Microsoft Flight Simulator 10-Disc Physical Release Might Be A Record
Microsoft Flight Simulator is rather big, and its newly announced physical release reflects that. A return to a franchise that’s been around since the start of Microsoft’s computing efforts, Microsoft Flight Simulator is the eleventh major game in the series, bringing the realistic depictions of planes and airports into the era of 4K gaming. Releasing first on PC this August 18th, many fans are already securing their copies digitally on Windows 10 and Steam. The result? A game requiring 10 DVDs and a lot of disc swapping during installation.
Yes, you read that right. 10 dual-layer DVDs which, in total, would hold an average of 100GB of data. That speaks volumes (slight pun intended) of how big the game will be. You don’t even have to guess because, fortunately, game developer Aerosoft breaks it down for us.
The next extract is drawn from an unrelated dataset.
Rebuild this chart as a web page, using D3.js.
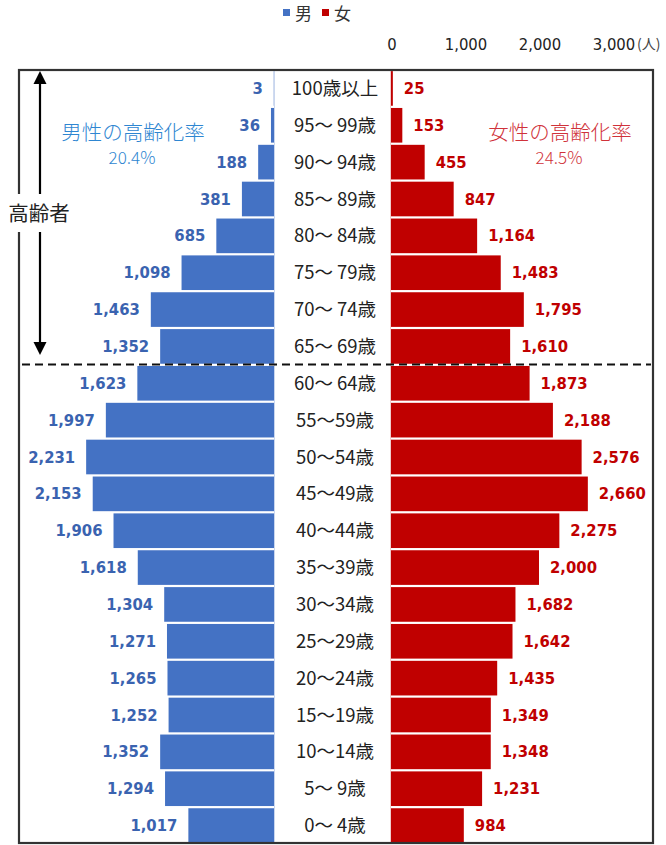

Developer Mathijs Kok reveals that there are four parts to the game. The mandatory code for the game itself is pretty small and the dozens of third-party and online content are pretty much optional. The bulk of the game, however, is mostly comprised of assets amounting to roughly 90GB. The Flight Simulator physical edition contains all of that (plus the small code, of course).
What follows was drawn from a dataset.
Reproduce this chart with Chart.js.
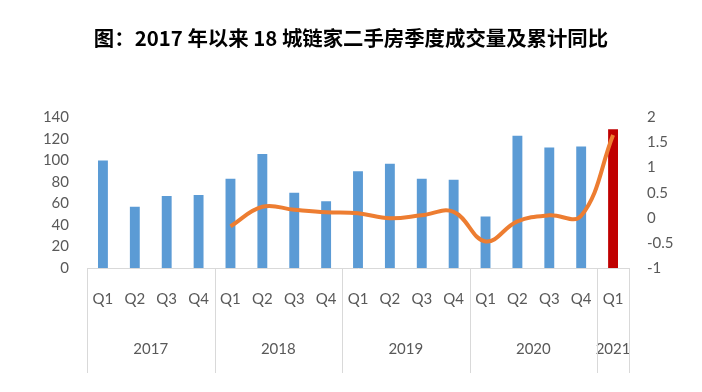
<!DOCTYPE html>
<html lang="zh">
<head>
    <meta charset="UTF-8">
    <title>18城链家二手房季度成交量</title>
    <style>
        body {
            margin: 0;
            padding: 0;
            background: #fff;
        }
        #wrap {
            width: 702px;
            height: 392px;
        }
    </style>
    <script src="https://cdn.jsdelivr.net/npm/chart.js"></script>
</head>
<body>
    <div id="wrap">
        <canvas id="chart" width="702" height="392"></canvas>
    </div>

    <script>
        // Data
        const quarters = ['Q1', 'Q2', 'Q3', 'Q4', 'Q1', 'Q2', 'Q3', 'Q4', 'Q1', 'Q2', 'Q3', 'Q4', 'Q1', 'Q2', 'Q3', 'Q4', 'Q1'];
        const years = ['2017', '2018', '2019', '2020', '2021'];
        const yearQuarterCounts = [4, 4, 4, 4, 1];
        const volume = [100, 57, 67, 68, 83, 106, 70, 62, 90, 97, 83, 82, 48, 123, 112, 113, 129];
        const yoy = [null, null, null, null, -0.17, 0.22, 0.16, 0.11, 0.09, -0.01, 0.05, 0.12, -0.47, -0.07, 0.05, 0.04, 1.65];

        const textColor = '#595959';
        const tickFont = { family: 'Lato, "Noto Sans", sans-serif', size: 15 };

        const barColors = volume.map((v, i) => i === volume.length - 1 ? '#C00000' : '#5B9BD5');

        // draws the year row and the group separators under the quarter labels
        const yearGroups = {
            id: 'yearGroups',
            afterDraw(chart) {
                const ctx = chart.ctx;
                const x = chart.scales.x;
                const bottom = chart.chartArea.bottom;
                const step = (x.right - x.left) / quarters.length;
                ctx.save();
                ctx.strokeStyle = '#D9D9D9';
                ctx.lineWidth = 1;
                ctx.fillStyle = textColor;
                ctx.font = tickFont.size + 'px ' + tickFont.family;
                ctx.textAlign = 'center';
                ctx.textBaseline = 'middle';
                let start = 0;
                const edges = [x.left];
                years.forEach((yr, i) => {
                    const n = yearQuarterCounts[i];
                    const left = x.getPixelForValue(start) - step / 2;
                    const right = x.getPixelForValue(start + n - 1) + step / 2;
                    edges.push(right);
                    ctx.fillText(yr, (left + right) / 2, bottom + 81);
                    start += n;
                });
                edges.forEach(px => {
                    const xx = Math.round(px) + 0.5;
                    ctx.beginPath();
                    ctx.moveTo(xx, bottom);
                    ctx.lineTo(xx, bottom + 105);
                    ctx.stroke();
                });
                ctx.restore();
            }
        };

        new Chart(document.getElementById('chart'), {
            data: {
                labels: quarters,
                datasets: [
                    {
                        type: 'line',
                        label: '累计同比',
                        data: yoy,
                        yAxisID: 'y1',
                        borderColor: '#ED7D31',
                        borderWidth: 4,
                        pointRadius: 0,
                        tension: 0.4,
                        fill: false,
                        order: 0
                    },
                    {
                        type: 'bar',
                        label: '成交量',
                        data: volume,
                        yAxisID: 'y',
                        backgroundColor: barColors,
                        barPercentage: 0.31,
                        categoryPercentage: 1,
                        order: 1
                    }
                ]
            },
            options: {
                responsive: false,
                animation: false,
                layout: { padding: { left: 0, right: 0, top: 0, bottom: 0 } },
                plugins: {
                    legend: { display: false },
                    tooltip: { enabled: false },
                    title: {
                        display: true,
                        text: '图：2017 年以来 18 城链家二手房季度成交量及累计同比',
                        color: '#000',
                        font: { family: '"Noto Sans CJK SC", sans-serif', size: 20.4, weight: 'bold' },
                        padding: { top: 26, bottom: 67 }
                    }
                },
                scales: {
                    x: {
                        offset: true,
                        grid: { display: false, drawTicks: false },
                        border: { display: true, color: '#D9D9D9', width: 1 },
                        ticks: { color: textColor, font: tickFont, padding: 22, maxRotation: 0, autoSkip: false },
                        afterFit(scale) { scale.height = 124; }
                    },
                    y: {
                        position: 'left',
                        min: 0,
                        max: 140,
                        grid: { display: false, drawTicks: false },
                        border: { display: false },
                        ticks: { stepSize: 20, color: textColor, font: tickFont, padding: 18 },
                        afterFit(scale) { scale.width = 87; }
                    },
                    y1: {
                        position: 'right',
                        min: -1,
                        max: 2,
                        grid: { display: false, drawTicks: false },
                        border: { display: false },
                        ticks: {
                            stepSize: 0.5,
                            color: textColor,
                            font: tickFont,
                            padding: 18,
                            callback: v => String(v)
                        },
                        afterFit(scale) { scale.width = 73; }
                    }
                }
            },
            plugins: [yearGroups]
        });
    </script>
</body>
</html>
Is 10 discs a record for a video game? It might be. Roberta Williams’ 1995 point-and-click Phantasmagoria came on seven discs. 1998 point-and-click Black Dahlia came on eight discs. 2004 MMO EverQuest 2 came on nine discs (with one bonus disc included). I remember The Secret of Monkey Island 2 came on 11 floppy disks for the Amiga, but that was diskettes, not discs. Different ball game.
the retail version of Microsoft Flight Simulator contains the simulator code itself (which is relatively small in terms of data), and the virtual world it’s set in, which, according to Aerosoft, is around 90GB. There’s also “optional online streamed content”, and optional third-party files.
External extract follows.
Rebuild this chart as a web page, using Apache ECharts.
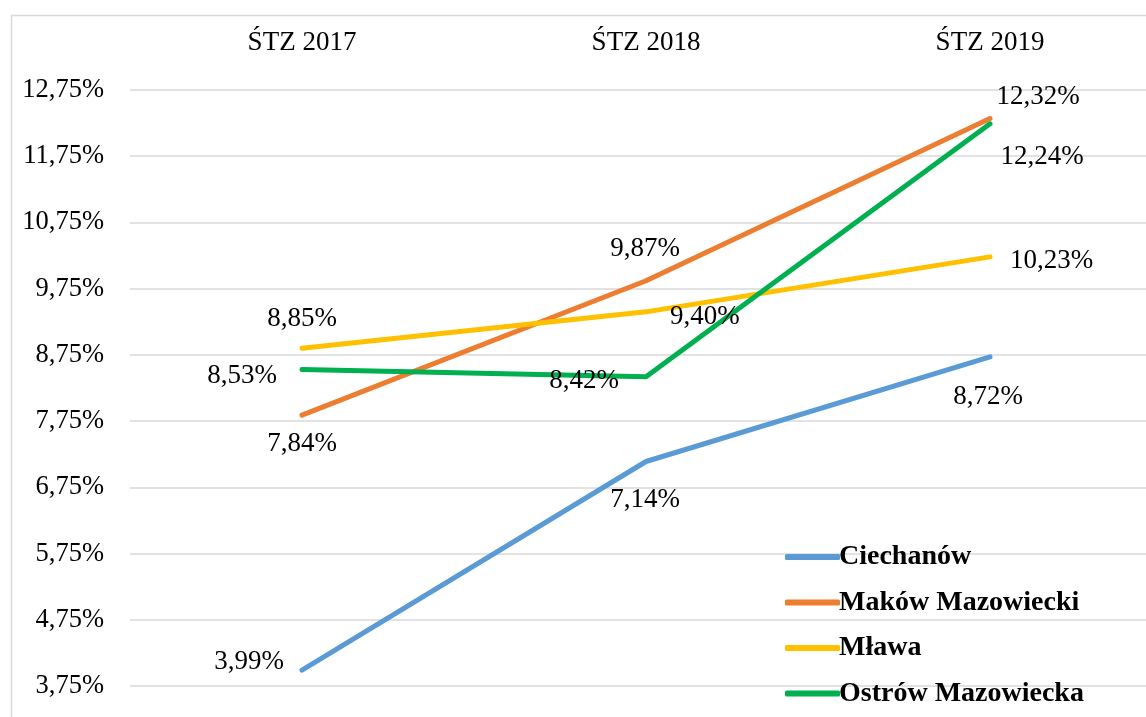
<!DOCTYPE html>
<html><head><meta charset="utf-8">
<script src="https://cdn.jsdelivr.net/npm/echarts@6/dist/echarts.min.js"></script>
<style>html,body{margin:0;padding:0;background:#fff}#c{width:1146px;height:717px}</style>
</head><body><div id="c"></div>
<script>
const categories = ['ŚTZ 2017', 'ŚTZ 2018', 'ŚTZ 2019'];
const seriesNames = ['Ciechanów', 'Maków Mazowiecki', 'Mława', 'Ostrów Mazowiecka'];
const ciechanow = [3.99, 7.14, 8.72];
const makow = [7.84, 9.87, 12.32];
const mlawa = [8.85, 9.40, 10.23];
const ostrow = [8.53, 8.42, 12.24];
const yTicks = { min: 3.75, max: 12.75, interval: 1 };

const colors = ['#5B9BD5', '#ED7D31', '#FFC000', '#00B050'];
const labelPos = [
  ['left', 'bottom', 'bottom'],
  ['bottom', 'top', 'top'],
  ['top', 'right', 'right'],
  ['left', 'left', 'bottom']
];
const labelOffset = [
  [[-10, -8], [-1, 17], [-2, 19]],
  [[0, 7], [-1, -10], [48, 0]],
  [[0, -8], [16, 5], [12, 4]],
  [[-17, 6], [-19, 4], [52, 12]]
];
const font = 'Liberation Serif, Times New Roman, serif';
function fmt(v) { return v.toFixed(2).replace('.', ',') + '%'; }

const allData = [ciechanow, makow, mlawa, ostrow];
const series = allData.map((arr, si) => ({
  name: seriesNames[si],
  type: 'line',
  symbol: 'circle',
  symbolSize: 4,
  showSymbol: true,
  lineStyle: { width: 5, color: colors[si], cap: 'round' },
  itemStyle: { color: colors[si] },
  emphasis: { disabled: true },
  data: arr.map((v, i) => ({
    value: v,
    label: {
      show: true,
      position: labelPos[si][i],
      offset: labelOffset[si][i],
      formatter: p => fmt(p.value),
      fontFamily: font, fontSize: 27, color: '#000', distance: 6
    }
  }))
}));

const chart = echarts.init(document.getElementById('c'));
chart.setOption({
  animation: false,
  graphic: [{
    type: 'rect', left: 9, top: 13, z: -10,
    shape: { width: 1200, height: 760 },
    style: { fill: 'none', stroke: '#d9d9d9', lineWidth: 1.5 }
  }],
  grid: { left: 130, top: 90, width: 1032, height: 596, containLabel: false, outerBoundsMode: 'none' },
  xAxis: {
    type: 'category', position: 'top', data: categories, boundaryGap: true,
    axisLine: { show: false }, axisTick: { show: false },
    axisLabel: { fontFamily: font, fontSize: 27, color: '#000', margin: 34 }
  },
  yAxis: {
    type: 'value', min: yTicks.min, max: yTicks.max, interval: yTicks.interval,
    axisLine: { show: false }, axisTick: { show: false },
    axisLabel: { fontFamily: font, fontSize: 26.5, color: '#000', margin: 26,
      formatter: v => fmt(v) },
    splitLine: { lineStyle: { color: '#d9d9d9', width: 1.5 } }
  },
  legend: {
    orient: 'vertical', left: 780, top: 538, itemGap: 17.5,
    itemWidth: 55, itemHeight: 6, icon: 'roundRect',
    textStyle: { fontFamily: font, fontSize: 28, fontWeight: 'bold', color: '#000', padding: [0, 0, 0, -6] },
    data: seriesNames.map((n, i) => ({ name: n, itemStyle: { color: colors[i], opacity: 1 } }))
  },
  series: series
});
</script></body></html>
The DVDs in the box contain all of the game world apart from the updates Microsoft and developer Asobo release between the moment the discs are pressed and release. So, when you install, you’ll get an update from the server.
“… the boxed version makes it possible for people on a slower internet connection to get the sim installed without downloading the ‘content’,” Kok explained.
“So the simulator is in every way, 100 per cent the same. The boxed retail version just gets you a nice box, printed manual and about 90GB you do not have to download. There is no difference between boxed retail and the version MS sells directly.”
The standard edition costs €69.99, and the premium edition costs €129.99. Both come on 10 discs.
Microsoft Flight Simulator will be available on PC on August 18, 2020.